HMAS
Bundarra

Type
Motor Launch
Pennant
621
Commissioned
2 January 1943
Fate
Lost to fire in October 1944
Dimensions & Displacement
Length 42 feet
Beam 10 feet
Draught 3 feet 9 inches
Performance
Speed 8 knots
Armament
Guns 1 x .303 inch Machine Gun
Other Armament 10 x 25lb Depth Charges

With much of the Royal Australian Navy fleet deployed to foreign waters in the early years of World War II, the defence of Australia’s coastlines became a primary concern for the Naval Board. The Naval Auxiliary Patrol (NAP) was a war-raised unit approved on 25 June 1941, charged with patrolling and safeguarding Australia's inner harbours, ports, rivers and estuaries against enemy sabotage or attack. The NAP fleet was comprised primarily of former pleasure craft, offered freely by their owners.

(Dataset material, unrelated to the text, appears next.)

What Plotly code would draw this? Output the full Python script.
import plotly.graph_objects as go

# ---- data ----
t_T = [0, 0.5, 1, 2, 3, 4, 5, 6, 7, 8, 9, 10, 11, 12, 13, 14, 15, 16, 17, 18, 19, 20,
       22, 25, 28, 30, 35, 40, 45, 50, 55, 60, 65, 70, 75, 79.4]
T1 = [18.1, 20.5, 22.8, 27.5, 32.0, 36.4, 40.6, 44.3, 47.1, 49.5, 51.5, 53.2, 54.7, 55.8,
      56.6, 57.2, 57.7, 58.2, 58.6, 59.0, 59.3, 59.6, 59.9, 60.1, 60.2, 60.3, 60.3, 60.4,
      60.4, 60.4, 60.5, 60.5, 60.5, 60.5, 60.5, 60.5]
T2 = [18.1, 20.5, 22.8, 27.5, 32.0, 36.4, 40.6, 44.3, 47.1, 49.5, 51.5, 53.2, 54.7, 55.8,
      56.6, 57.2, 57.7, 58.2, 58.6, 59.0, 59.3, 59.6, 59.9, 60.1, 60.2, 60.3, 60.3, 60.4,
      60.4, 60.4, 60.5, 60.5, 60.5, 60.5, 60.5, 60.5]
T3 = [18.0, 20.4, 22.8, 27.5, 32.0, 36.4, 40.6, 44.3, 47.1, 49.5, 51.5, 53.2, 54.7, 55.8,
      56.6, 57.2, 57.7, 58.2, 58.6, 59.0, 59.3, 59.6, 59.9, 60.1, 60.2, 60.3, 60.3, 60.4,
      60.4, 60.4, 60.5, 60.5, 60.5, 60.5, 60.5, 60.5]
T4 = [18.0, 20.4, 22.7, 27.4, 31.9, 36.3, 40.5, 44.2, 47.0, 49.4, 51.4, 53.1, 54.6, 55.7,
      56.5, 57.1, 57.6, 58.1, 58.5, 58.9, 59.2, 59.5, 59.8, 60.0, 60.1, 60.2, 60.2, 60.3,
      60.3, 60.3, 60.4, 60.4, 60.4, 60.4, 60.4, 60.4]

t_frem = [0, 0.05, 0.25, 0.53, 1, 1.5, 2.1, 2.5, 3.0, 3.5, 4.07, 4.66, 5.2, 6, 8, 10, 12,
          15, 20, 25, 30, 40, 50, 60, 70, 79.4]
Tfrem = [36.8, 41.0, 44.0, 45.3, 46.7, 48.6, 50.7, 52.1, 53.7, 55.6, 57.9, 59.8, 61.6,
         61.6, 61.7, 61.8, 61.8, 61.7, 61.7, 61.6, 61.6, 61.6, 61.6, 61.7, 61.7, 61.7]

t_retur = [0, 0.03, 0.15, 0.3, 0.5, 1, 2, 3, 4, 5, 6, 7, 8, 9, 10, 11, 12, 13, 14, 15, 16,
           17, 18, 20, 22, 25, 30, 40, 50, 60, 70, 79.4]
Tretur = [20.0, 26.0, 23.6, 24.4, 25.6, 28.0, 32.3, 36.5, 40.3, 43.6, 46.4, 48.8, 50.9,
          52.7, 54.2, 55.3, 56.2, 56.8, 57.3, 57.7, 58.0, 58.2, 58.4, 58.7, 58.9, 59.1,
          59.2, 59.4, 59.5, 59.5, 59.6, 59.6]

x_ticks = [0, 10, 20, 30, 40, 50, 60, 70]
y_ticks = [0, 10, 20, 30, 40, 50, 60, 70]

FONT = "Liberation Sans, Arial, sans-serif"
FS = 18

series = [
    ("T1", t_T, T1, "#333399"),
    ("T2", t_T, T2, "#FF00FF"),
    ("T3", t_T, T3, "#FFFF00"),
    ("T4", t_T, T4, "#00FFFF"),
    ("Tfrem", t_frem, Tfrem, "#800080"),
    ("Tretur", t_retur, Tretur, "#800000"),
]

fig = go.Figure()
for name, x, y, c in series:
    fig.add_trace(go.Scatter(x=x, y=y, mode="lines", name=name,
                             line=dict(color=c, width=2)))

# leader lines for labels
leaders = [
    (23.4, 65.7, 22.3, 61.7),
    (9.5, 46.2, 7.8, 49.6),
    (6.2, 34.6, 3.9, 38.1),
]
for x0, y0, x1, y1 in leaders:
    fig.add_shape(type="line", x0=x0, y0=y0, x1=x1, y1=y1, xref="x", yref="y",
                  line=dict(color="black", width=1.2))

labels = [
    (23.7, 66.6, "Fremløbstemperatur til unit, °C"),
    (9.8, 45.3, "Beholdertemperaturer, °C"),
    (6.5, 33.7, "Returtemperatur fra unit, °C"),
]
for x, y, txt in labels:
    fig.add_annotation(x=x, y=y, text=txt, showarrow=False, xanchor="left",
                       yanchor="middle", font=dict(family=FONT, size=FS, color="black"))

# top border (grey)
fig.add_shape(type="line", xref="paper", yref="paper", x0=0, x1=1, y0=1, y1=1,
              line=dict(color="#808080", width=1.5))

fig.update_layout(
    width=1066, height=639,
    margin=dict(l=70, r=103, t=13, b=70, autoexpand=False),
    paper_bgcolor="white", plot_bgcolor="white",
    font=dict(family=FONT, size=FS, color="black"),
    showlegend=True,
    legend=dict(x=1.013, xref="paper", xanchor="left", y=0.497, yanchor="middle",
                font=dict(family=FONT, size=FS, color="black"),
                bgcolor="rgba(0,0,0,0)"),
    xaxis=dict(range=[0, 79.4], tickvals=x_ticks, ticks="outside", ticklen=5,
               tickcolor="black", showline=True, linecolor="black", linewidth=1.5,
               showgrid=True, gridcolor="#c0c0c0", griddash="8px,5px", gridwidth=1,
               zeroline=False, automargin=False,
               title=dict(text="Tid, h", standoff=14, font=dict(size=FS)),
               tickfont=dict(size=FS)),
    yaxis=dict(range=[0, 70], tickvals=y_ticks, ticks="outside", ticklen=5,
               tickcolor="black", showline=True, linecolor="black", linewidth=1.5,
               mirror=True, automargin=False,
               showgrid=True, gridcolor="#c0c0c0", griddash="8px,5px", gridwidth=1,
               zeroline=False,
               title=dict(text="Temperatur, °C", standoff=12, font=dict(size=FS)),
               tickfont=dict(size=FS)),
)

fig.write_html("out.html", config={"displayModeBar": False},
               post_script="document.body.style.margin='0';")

In May 1942, the NAP was transferred to the Royal Australian Naval Volunteer Reserve (RANVR) and was thereafter known as the RANVR NAP. By October 1942 the total strength of the NAP had increased to over 3000 mobilised and unmobilised reserves. This was to remain the case until early 1944 when it was considered that the danger of enemy attack was remote enough to reduce the strength of the NAP to a minimum. https://seapower.navy.gov.au/media-room/publications/naval-auxiliary-patrol.

Bundarra was a 42 foot Motor Launch that served as a Naval Auxiliary Patrol vessel. Requisitioned for naval service on 19 October 1942, the boat commissioned into the RAN on 2 January 1943. HMAS Bundarra was purchased by the Australian Government on 10 May 1943. The boat was lost to fire in October 1944.